Como se soube depois, o “Plano Mussolini” fora redigido pelos diplomatas nazistas. Hitler, ao apoderar-se, como se apoderou logo, da indústria bélica dos tchecos, reforçou a Wehrmacht para o seu avanço impetuoso sobre a Europa, no início de setembro do ano seguinte. O primeiro dos ensinamentos de Munique é o de que, nas relações internacionais, a confiança deve ser sempre relativa. Os tchecos contavam com o compromisso anglo-britânico de os proteger, compromisso que vinha desde 1918, com a vitória aliada contra os alemães na Primeira Guerra Mundial.
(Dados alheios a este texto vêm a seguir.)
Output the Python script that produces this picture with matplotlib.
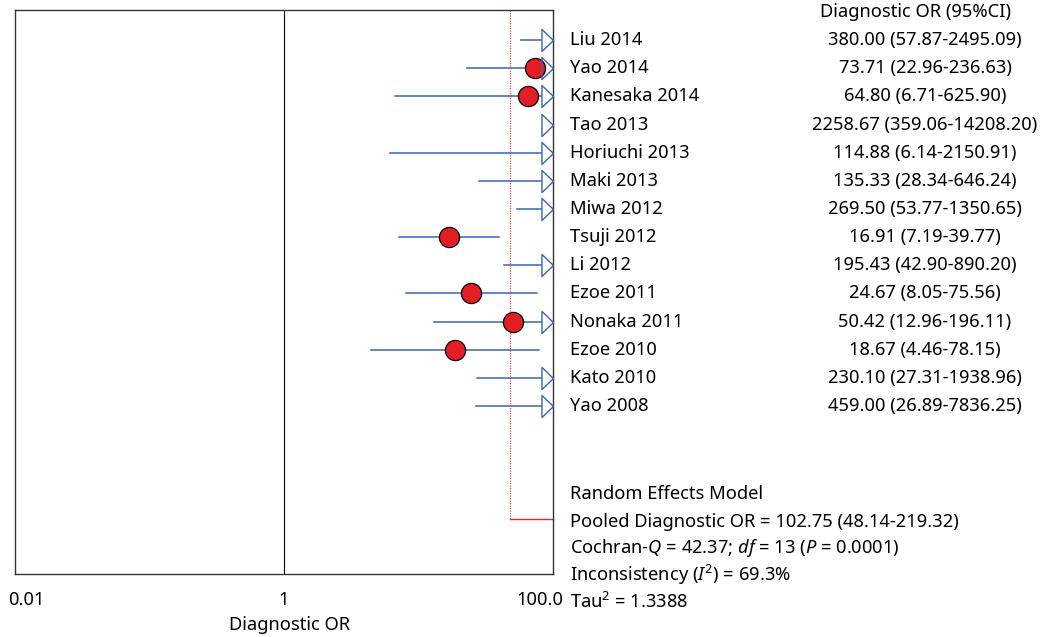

Quando os franceses e ingleses lhes comunicaram o ultimato de Hitler, disseram-lhes que, se quisessem, resistissem com suas próprias forças. Era pedir a Davi que se desfizesse até mesmo de sua funda, e enfrentasse Golias com as mãos nuas. Os tchecos foram obrigados a submeter-se.

A segunda lição de Munique é a de que não há concessões que possam apaziguar os agressores. Os lobos não se contentam com um só cordeiro. Se não são escorraçados ou abatidos a tempo, devorarão todos os rebanhos em seu caminho.

Hitler já recuperara o Sarre, e anexara a Áustria meses antes, o que alterava o mapa geopolítico continental estabelecido em Versailles. Todos sabiam que o projeto – claramente exposto em seus pronunciamentos e nos papéis alemães – era o da conquista de todo o espaço vital a que tinham “direito” como povo de senhores, em razão da presumida superioridade racial.

Ao chegar a Londres, naquele dia abjeto, Chamberlain disse, orgulhoso, que a paz estava salva. Paz, ele disse, “com honra”: mas a honra foi a dos resistentes. Pelo adiamento do conflito por alguns meses, os ingleses e franceses renunciaram à própria dignidade e entregaram os tchecos, no primeiro ato da tragédia sangrenta, em qe pereceram mais de 40 milhões de seres humanos.